**** Supplied information

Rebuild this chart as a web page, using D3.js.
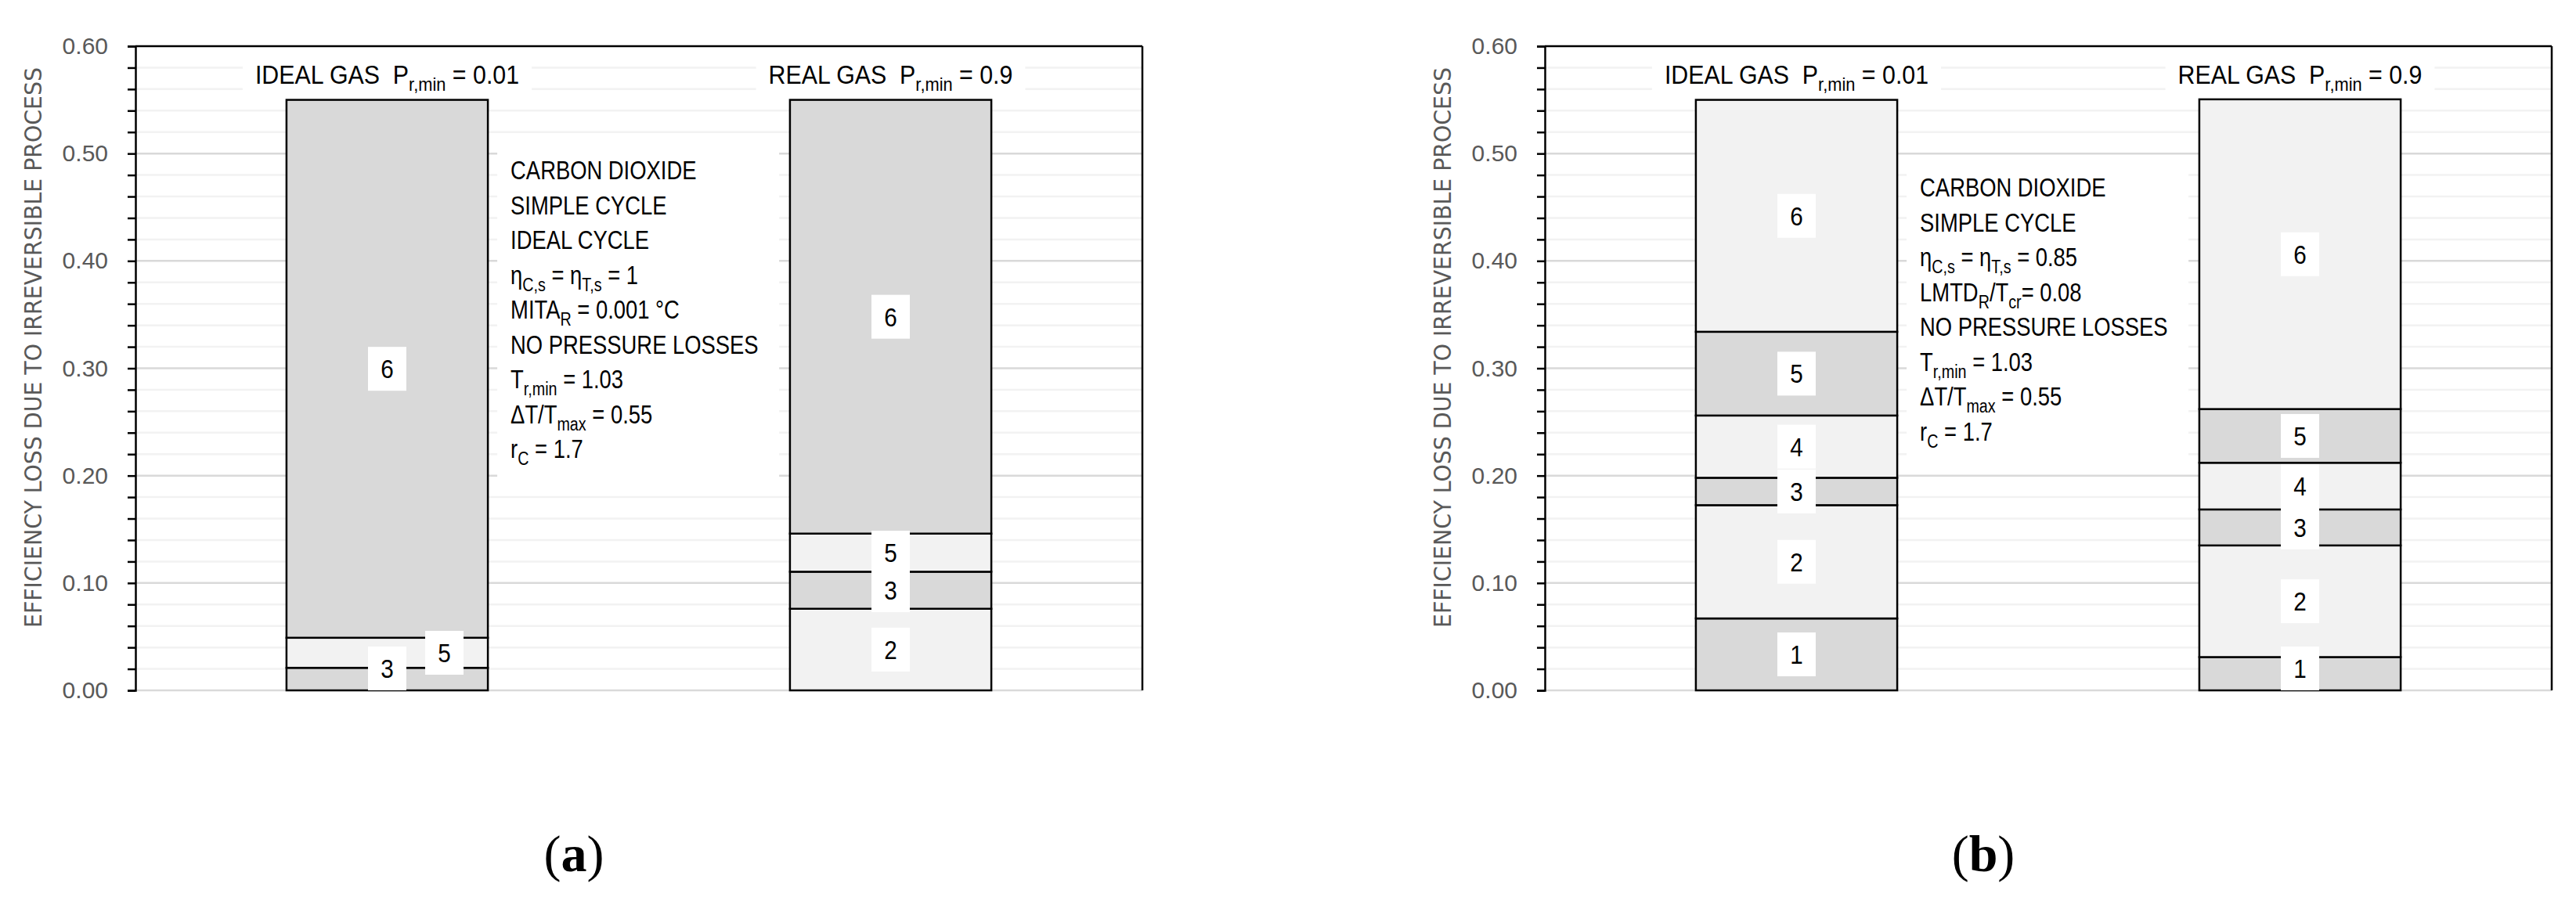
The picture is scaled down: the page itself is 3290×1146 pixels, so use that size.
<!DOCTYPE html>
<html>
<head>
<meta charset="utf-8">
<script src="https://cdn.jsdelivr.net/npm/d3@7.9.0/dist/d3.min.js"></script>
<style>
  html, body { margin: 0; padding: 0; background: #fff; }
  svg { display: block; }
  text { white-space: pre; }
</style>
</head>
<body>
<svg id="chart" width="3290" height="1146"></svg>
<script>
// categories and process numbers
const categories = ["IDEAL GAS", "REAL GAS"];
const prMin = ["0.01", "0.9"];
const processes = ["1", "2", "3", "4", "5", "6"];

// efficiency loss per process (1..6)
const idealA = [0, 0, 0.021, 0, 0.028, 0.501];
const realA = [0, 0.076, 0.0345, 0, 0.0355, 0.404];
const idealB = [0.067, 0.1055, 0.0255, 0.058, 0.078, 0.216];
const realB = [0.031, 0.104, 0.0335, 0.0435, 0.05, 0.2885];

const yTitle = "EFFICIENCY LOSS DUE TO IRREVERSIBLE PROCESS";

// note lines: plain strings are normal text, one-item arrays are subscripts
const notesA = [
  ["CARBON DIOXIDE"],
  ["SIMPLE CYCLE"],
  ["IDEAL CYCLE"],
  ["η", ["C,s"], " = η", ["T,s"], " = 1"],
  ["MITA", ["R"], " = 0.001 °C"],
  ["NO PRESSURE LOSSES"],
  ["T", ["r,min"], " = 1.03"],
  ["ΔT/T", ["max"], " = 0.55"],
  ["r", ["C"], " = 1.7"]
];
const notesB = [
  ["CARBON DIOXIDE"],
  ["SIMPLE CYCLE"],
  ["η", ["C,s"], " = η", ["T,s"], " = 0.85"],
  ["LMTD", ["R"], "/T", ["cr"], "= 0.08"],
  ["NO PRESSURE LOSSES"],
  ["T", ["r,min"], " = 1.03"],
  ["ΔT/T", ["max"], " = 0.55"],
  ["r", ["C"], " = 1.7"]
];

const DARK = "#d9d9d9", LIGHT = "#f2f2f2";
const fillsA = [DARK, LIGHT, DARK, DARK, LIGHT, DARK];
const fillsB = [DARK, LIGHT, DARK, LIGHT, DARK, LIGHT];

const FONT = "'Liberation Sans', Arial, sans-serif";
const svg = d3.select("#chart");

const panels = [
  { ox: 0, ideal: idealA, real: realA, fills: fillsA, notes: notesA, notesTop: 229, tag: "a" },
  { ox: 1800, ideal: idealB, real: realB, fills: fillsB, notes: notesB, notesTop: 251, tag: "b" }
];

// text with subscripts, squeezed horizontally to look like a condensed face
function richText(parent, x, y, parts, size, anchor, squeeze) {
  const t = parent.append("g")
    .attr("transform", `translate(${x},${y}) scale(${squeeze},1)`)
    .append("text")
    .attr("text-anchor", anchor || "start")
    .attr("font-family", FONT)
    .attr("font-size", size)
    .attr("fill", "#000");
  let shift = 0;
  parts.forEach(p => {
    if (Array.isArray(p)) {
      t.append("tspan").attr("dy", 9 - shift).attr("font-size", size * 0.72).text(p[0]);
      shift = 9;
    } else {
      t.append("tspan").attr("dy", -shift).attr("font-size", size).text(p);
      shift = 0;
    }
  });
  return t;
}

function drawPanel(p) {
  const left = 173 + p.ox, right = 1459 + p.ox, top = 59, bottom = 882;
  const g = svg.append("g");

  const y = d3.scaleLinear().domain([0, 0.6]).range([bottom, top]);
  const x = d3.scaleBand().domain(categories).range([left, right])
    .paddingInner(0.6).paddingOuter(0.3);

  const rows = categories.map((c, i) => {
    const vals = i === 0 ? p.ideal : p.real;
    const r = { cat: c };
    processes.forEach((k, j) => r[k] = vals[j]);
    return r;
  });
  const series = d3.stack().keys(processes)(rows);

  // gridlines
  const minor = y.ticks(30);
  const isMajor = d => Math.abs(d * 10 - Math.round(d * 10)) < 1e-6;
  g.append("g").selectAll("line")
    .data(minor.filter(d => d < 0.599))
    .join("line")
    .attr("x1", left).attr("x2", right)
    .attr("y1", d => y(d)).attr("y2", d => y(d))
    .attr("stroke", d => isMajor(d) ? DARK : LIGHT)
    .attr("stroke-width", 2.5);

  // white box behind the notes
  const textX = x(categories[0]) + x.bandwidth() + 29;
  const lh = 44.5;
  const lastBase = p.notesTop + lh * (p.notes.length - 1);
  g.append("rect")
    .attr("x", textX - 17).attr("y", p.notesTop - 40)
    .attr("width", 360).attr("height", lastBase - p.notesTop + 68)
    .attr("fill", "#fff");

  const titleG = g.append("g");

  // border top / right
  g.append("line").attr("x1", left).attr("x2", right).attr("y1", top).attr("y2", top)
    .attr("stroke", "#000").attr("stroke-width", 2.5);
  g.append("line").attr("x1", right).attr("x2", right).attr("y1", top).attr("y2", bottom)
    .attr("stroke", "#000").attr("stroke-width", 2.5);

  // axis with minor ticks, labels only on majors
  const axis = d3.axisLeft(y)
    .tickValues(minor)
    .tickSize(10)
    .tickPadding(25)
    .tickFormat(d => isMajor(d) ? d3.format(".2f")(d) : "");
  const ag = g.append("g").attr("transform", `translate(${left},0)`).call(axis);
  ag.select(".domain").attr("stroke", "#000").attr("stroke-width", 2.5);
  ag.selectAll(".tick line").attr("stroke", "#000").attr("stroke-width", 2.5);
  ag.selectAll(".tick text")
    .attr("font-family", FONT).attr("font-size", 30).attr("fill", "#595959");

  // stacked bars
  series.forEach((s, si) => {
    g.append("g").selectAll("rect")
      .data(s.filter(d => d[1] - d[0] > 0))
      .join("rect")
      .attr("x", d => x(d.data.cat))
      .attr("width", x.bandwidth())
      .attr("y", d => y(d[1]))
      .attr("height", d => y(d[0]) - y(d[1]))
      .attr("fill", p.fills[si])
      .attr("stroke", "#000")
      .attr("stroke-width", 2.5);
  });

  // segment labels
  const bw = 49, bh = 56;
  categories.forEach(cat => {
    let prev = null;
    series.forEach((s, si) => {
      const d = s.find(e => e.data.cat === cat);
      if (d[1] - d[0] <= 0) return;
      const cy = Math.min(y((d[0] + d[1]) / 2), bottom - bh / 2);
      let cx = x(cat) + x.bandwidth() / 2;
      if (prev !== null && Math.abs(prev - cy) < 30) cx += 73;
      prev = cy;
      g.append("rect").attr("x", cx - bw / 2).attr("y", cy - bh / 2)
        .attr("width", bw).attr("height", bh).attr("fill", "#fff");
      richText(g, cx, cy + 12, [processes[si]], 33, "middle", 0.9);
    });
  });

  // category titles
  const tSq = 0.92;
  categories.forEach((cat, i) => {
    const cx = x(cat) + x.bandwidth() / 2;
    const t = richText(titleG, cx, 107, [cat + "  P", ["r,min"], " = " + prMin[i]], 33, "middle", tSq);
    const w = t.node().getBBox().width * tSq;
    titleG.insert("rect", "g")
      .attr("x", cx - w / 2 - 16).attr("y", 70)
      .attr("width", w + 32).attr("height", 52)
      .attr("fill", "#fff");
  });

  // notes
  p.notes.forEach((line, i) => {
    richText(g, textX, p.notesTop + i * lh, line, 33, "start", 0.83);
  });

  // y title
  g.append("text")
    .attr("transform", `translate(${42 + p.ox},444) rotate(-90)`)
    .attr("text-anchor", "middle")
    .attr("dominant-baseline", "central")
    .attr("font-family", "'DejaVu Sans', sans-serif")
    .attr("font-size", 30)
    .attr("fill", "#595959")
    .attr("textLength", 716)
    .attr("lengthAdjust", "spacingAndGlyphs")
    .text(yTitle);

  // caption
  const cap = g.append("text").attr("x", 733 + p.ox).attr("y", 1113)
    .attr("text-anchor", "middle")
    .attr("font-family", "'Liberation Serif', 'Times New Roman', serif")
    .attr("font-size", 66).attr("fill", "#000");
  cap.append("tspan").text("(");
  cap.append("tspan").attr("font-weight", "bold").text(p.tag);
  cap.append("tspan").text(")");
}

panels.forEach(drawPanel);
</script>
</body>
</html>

********

**Task goal:**
Begin at the first line of the material and copy each line exactly through the one containing "LOSS DUE TO". Omit pictures.

**Answer for the task:**
Rebuild this chart as a web page, using D3.js.
The picture is scaled down: the page itself is 3290×1146 pixels, so use that size.
<!DOCTYPE html>
<html>
<head>
<meta charset="utf-8">
<script src="https://cdn.jsdelivr.net/npm/d3@7.9.0/dist/d3.min.js"></script>
<style>
  html, body { margin: 0; padding: 0; background: #fff; }
  svg { display: block; }
  text { white-space: pre; }
</style>
</head>
<body>
<svg id="chart" width="3290" height="1146"></svg>
<script>
// categories and process numbers
const categories = ["IDEAL GAS", "REAL GAS"];
const prMin = ["0.01", "0.9"];
const processes = ["1", "2", "3", "4", "5", "6"];

// efficiency loss per process (1..6)
const idealA = [0, 0, 0.021, 0, 0.028, 0.501];
const realA = [0, 0.076, 0.0345, 0, 0.0355, 0.404];
const idealB = [0.067, 0.1055, 0.0255, 0.058, 0.078, 0.216];
const realB = [0.031, 0.104, 0.0335, 0.0435, 0.05, 0.2885];

const yTitle = "EFFICIENCY LOSS DUE TO IRREVERSIBLE PROCESS";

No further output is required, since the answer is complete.